I thought it was so cool so I got one and installed it on Dick’s Phil Wood road bike before its photo shoot.

Upstand in Action Wide

In the up position, it looks similar to the chainstay mounted kickstand I have on my touring bike. But you don’t kick the upstand to start rolling. Instead, you remove the carbon-fiber upstand from its tiny attachment tab installed on the rear wheel’s skewer, gently tugging to release the tiny magnet that holds it in place.

Upstand Mount Wide

The upstand is shock-corded like a backpacking tent pole, so you can fold it and put it in your jersey pocket for the ride. The attachment tab is a mere 15 grams and the upstand is only 25 grams, so even the biggest weight weenie can’t complain. How stable is is? Align the tab correctly and I’d say it’s pretty darn stable.

Upstand in Jersey Pocket

The Upstand is perfect for photo shoots on bikes without kickstands. But as for real-world use, I’ll have to switch it to my road bike to test it out and let you know how it goes.

Do you have a kickstand on your bikes? If so, which ones and why?
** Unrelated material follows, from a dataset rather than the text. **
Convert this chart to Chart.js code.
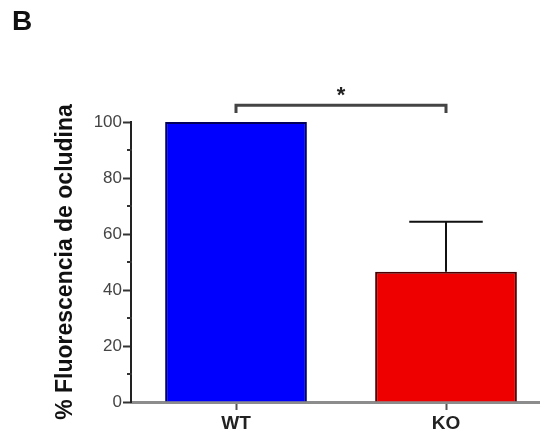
<!DOCTYPE html>
<html>
<head>
<meta charset="utf-8">
<script src="https://cdn.jsdelivr.net/npm/chart.js@4"></script>
<style>
  html, body { margin: 0; padding: 0; background: #fff; overflow: hidden; }
  #wrap { position: relative; width: 540px; height: 436px; overflow: hidden; }
  #panel { position: absolute; left: 12px; top: 5px; font: bold 28px "Liberation Sans", Arial, sans-serif; color: #111; }
  canvas { position: absolute; left: 0; top: 0; }
</style>
</head>
<body>
<div id="wrap">
  <canvas id="chart" width="556" height="436"></canvas>
  <div id="panel">B</div>
</div>
<script>
// data
const groups = ['WT', 'KO'];
const meanValues = [100, 46.5];
const semValues = [0, 17.9];
const yTicks = [0, 20, 40, 60, 80, 100];
const barColors = ['#0000ff', '#ee0000'];
const barEdges = ['#00005a', '#4a0000'];

// significance bracket between WT and KO
const bracketLevel = 106;
const bracketDrop = 103.2;
const starLevel = 111.6;
const starText = '*';

const font = '"Liberation Sans", Arial, sans-serif';

// error bars, minor ticks and the bracket
const extrasPlugin = {
    id: 'extras',
    afterDatasetsDraw(chart) {
        const ctx = chart.ctx;
        const x = chart.scales.x;
        const y = chart.scales.y;
        ctx.save();

        // SEM bars (upper only)
        ctx.strokeStyle = '#111';
        ctx.lineWidth = 2;
        meanValues.forEach((v, i) => {
            if (!semValues[i]) return;
            const cx = x.getPixelForValue(i);
            const top = y.getPixelForValue(v + semValues[i]);
            const base = y.getPixelForValue(v);
            const step = x.getPixelForTick(1) - x.getPixelForTick(0);
            const capHalf = step * 0.175;
            ctx.beginPath();
            ctx.moveTo(cx, base);
            ctx.lineTo(cx, top);
            ctx.moveTo(cx - capHalf, top);
            ctx.lineTo(cx + capHalf, top);
            ctx.stroke();
        });

        // minor ticks on y axis
        ctx.strokeStyle = '#333';
        ctx.lineWidth = 2;
        for (let v = 10; v < 100; v += 20) {
            const py = y.getPixelForValue(v);
            ctx.beginPath();
            ctx.moveTo(y.right - 4, py);
            ctx.lineTo(y.right + 1, py);
            ctx.stroke();
        }

        // bracket
        const x1 = x.getPixelForValue(0);
        const x2 = x.getPixelForValue(1);
        const by = y.getPixelForValue(bracketLevel);
        const bd = y.getPixelForValue(bracketDrop);
        ctx.strokeStyle = '#444';
        ctx.lineWidth = 3;
        ctx.beginPath();
        ctx.moveTo(x1, bd);
        ctx.lineTo(x1, by);
        ctx.lineTo(x2, by);
        ctx.lineTo(x2, bd);
        ctx.stroke();

        ctx.fillStyle = '#222';
        ctx.font = 'bold 22px ' + font;
        ctx.textAlign = 'center';
        ctx.textBaseline = 'middle';
        ctx.fillText(starText, (x1 + x2) / 2, y.getPixelForValue(starLevel) + 6);
        ctx.restore();
    }
};

document.addEventListener('DOMContentLoaded', () => {
    const ctx = document.getElementById('chart');

    new Chart(ctx, {
        type: 'bar',
        data: {
            labels: groups,
            datasets: [{
                data: meanValues,
                backgroundColor: barColors,
                borderColor: barEdges,
                borderWidth: 2,
                barPercentage: 0.675,
                categoryPercentage: 1
            }]
        },
        options: {
            responsive: false,
            animation: false,
            layout: { padding: { left: 0, top: 122, right: 5, bottom: 0 } },
            plugins: {
                legend: { display: false },
                tooltip: { enabled: false }
            },
            scales: {
                x: {
                    afterFit: (scale) => { scale.height = 34; },
                    grid: {
                        offset: false,
                        drawOnChartArea: false,
                        tickLength: 8,
                        tickWidth: 2,
                        color: '#555'
                    },
                    border: { color: '#8c8c8c', width: 3 },
                    ticks: {
                        padding: 2,
                        color: '#222',
                        font: { family: font, size: 19, weight: 'bold' }
                    }
                },
                y: {
                    min: 0,
                    max: 100,
                    afterFit: (scale) => { scale.width = 131; },
                    afterBuildTicks: (scale) => {
                        scale.ticks = yTicks.map(v => ({ value: v }));
                    },
                    grid: {
                        drawOnChartArea: false,
                        tickLength: 8,
                        tickWidth: 2,
                        color: '#333'
                    },
                    border: { color: '#222', width: 2 },
                    ticks: {
                        padding: 1,
                        color: '#444',
                        font: { family: font, size: 17 }
                    },
                    title: {
                        display: true,
                        text: '% Fluorescencia de ocludina',
                        color: '#111',
                        font: { family: font, size: 23, weight: 'bold' },
                        padding: { top: 52, bottom: 0 }
                    }
                }
            }
        },
        plugins: [extrasPlugin]
    });
});
</script>
</body>
</html>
If not, would you consider an Upstand?


Posted by on March 13, 2014 in Gear Talk


5 responses to “Gear Talk: An Upstanding Kickstand for Roadies

  1. gasstationwithoutpumps

    March 13, 2014 at 6:31 pm

    I don’t have a kickstand on my long-wheelbase recumbent. There is nowhere convenient to mount one—I don’t think that a rear-wheel kickstand would work all that well with an LWB, but it might be worth trying. Having to stow the kickstand every time I took it off would probably be more trouble than a kickstand is worth, though.

  2. jormie

    March 13, 2014 at 6:53 pm

    Have been using the upstand did years and love it! Get lots of comments and jealous stares when I’m able to keep my road bike off the dust road or wet grass! Works great on our “minimal” weight road bikes, for our heavier hybrid and Cruiser bikes we use the “click stand”, a more robust version of the upstand, which utilizes the top frame of the bike for support vs the metal tab on the back skewer for the upstand.

  3. Nathan

    March 14, 2014 at 7:07 am

    I’ll echo you on the danger of kickstands on thin seatstays or on bikes without any sort of kickstand plate. So often I get bikes in the shop that have had the paint destroyed by a too loose kickstand. Currently, my road bike is sans stand, every other bike (includes a longtail) has a stand of some stripe. I love double stands on any bike used for errands or cargo hauling.